Scientists at Pacific Northwest National Laboratory (PNNL) have drawn an analogy between increasing traffic congestion in the Seattle area and the growing congestion on high-performance computing (HPC) systems. In a paper published in The Next Wave, the National Security Agency’s review of emerging technologies, the scientists argue that more complex workloads, particularly AI model training, are causing bottlenecks in HPC systems.
According to Sinan Aksoy, a senior data scientist and team leader at PNNL specializing in graph theory and complex networks, the congestion in HPC systems can be addressed by rethinking the network infrastructure. In HPC systems, numerous individual computer servers, called nodes, function as a single supercomputer, with the network topology determining the arrangement of nodes and the links between them.
HPC congestion arises when data exchange between nodes becomes concentrated on a single link, resulting in a bottleneck. The researchers, including Roberto Gioiosa, a computer scientist in the HPC group at PNNL, and Stephen Young, a mathematician in the math group at PNNL, highlight that bottlenecks are more prevalent in modern HPC systems compared to when they were originally designed. This is attributed to the evolving usage patterns of HPC systems over time.

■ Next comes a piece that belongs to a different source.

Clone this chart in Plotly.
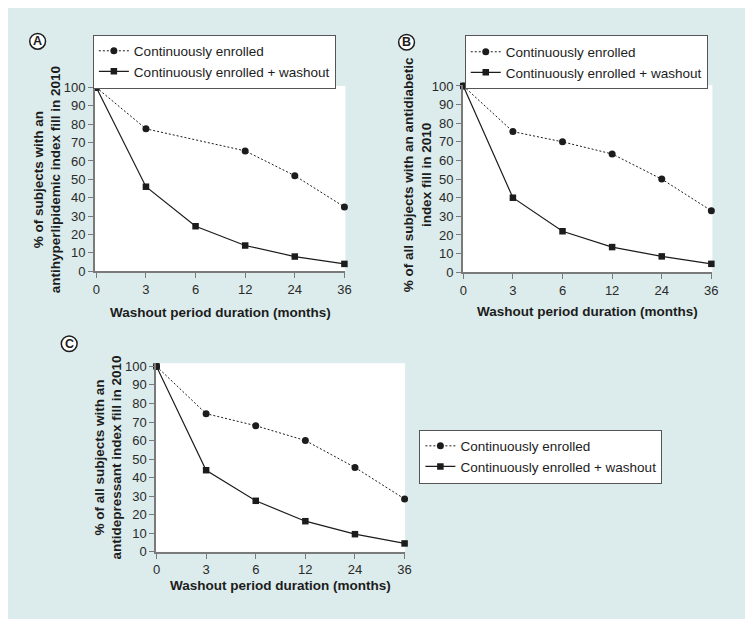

Gioiosa notes that the shift in people’s behavior, with the advent of technologies like Facebook, big data, and large AI models, has contributed to the increased demand and congestion on HPC systems.
Big tech expands
During the 1990s, the computer technology industry experienced significant growth, leading to the disruption of the Seattle area’s economy and altering the dynamics of where people live and work. As a result, traffic patterns in the region became less structured, more congested, and less predictable, particularly along the east-west axis, which is constrained by two bridges across Lake Washington.
Drawing a parallel, the researchers at PNNL suggest that traditional HPC network topologies resemble the road network of the Seattle area. These topologies were originally optimized for physics simulations, such as modeling molecular interactions or regional climate systems, rather than for modern AI workloads.
In physics simulations, calculations on one server influence the calculations on neighboring servers. Consequently, network topologies are designed to facilitate efficient data exchange among adjacent servers. For instance, in a simulation of a regional climate system, one server might focus on modeling the climate over Seattle while another server focuses on the climate over the waters of the Puget Sound to the west of Seattle.
Stephen Young, a mathematician in PNNL’s computational math group, explains that the Puget Sound climate model primarily needs to communicate with the Seattle model, rather than with distant locations like New York City. Therefore, it makes sense to connect the Puget Sound computer and the Seattle computer in close proximity to optimize their communication.
However, the communication patterns in data analytics and AI applications are irregular and unpredictable. Calculations on one server may need to interact with computations on a distant computer within the same facility. Running these workloads on traditional HPC networks is analogous to navigating rush hour traffic in the greater Seattle region while participating in a scavenger hunt, according to Roberto Gioiosa from PNNL.
Network expansion
The research team at PNNL has proposed a solution to alleviate HPC bottlenecks using graph theory, a mathematical discipline that studies connections and relationships among a cluster of points in a space.
Stephen Young and Sinan Aksoy specialize in expanders, which are a specific type of graph that can effectively distribute network traffic, ensuring numerous options for reaching any point in the network. According to Aksoy, their network, known as SpectralFly, exhibits perfect mathematical symmetry, meaning that each node is connected to an equal number of other nodes, and the connections from each node maintain the same pattern throughout the entire network.
This symmetrical structure provides multiple identical routes for information to traverse between any two nodes, making it easier for computer programmers to route data through the network. Aksoy compares this feature to navigating a city where the directions from any neighborhood to all other neighborhoods remain the same, regardless of the starting point.
He further explains that this characteristic significantly reduces the computational complexity involved in determining how to route information across the network. With the consistent roadmap provided by SpectralFly, the routing process becomes less computationally expensive for computer systems.
Simulation results
To assess the performance of their SpectralFly network, the PNNL research team conducted simulations using various workloads, ranging from traditional physics-based simulations to AI model training. They compared the results of SpectralFly with those obtained from other HPC network topologies.
The findings revealed that SpectralFly outperformed other network topologies when dealing with modern AI workloads. Additionally, it achieved comparable performance on traditional workloads. This suggests that SpectralFly could serve as a hybrid topology, allowing users to conduct both traditional scientific simulations and AI tasks on the same HPC system.
The goal of the research team is to bridge the gap between the traditional and emerging worlds of computing, enabling scientists to leverage the capabilities of both traditional scientific simulations and AI-driven big data analysis. Roberto Gioiosa emphasized the importance of merging these two domains, allowing researchers to harness the power of HPC for scientific endeavors as well as advancements in AI and big data applications.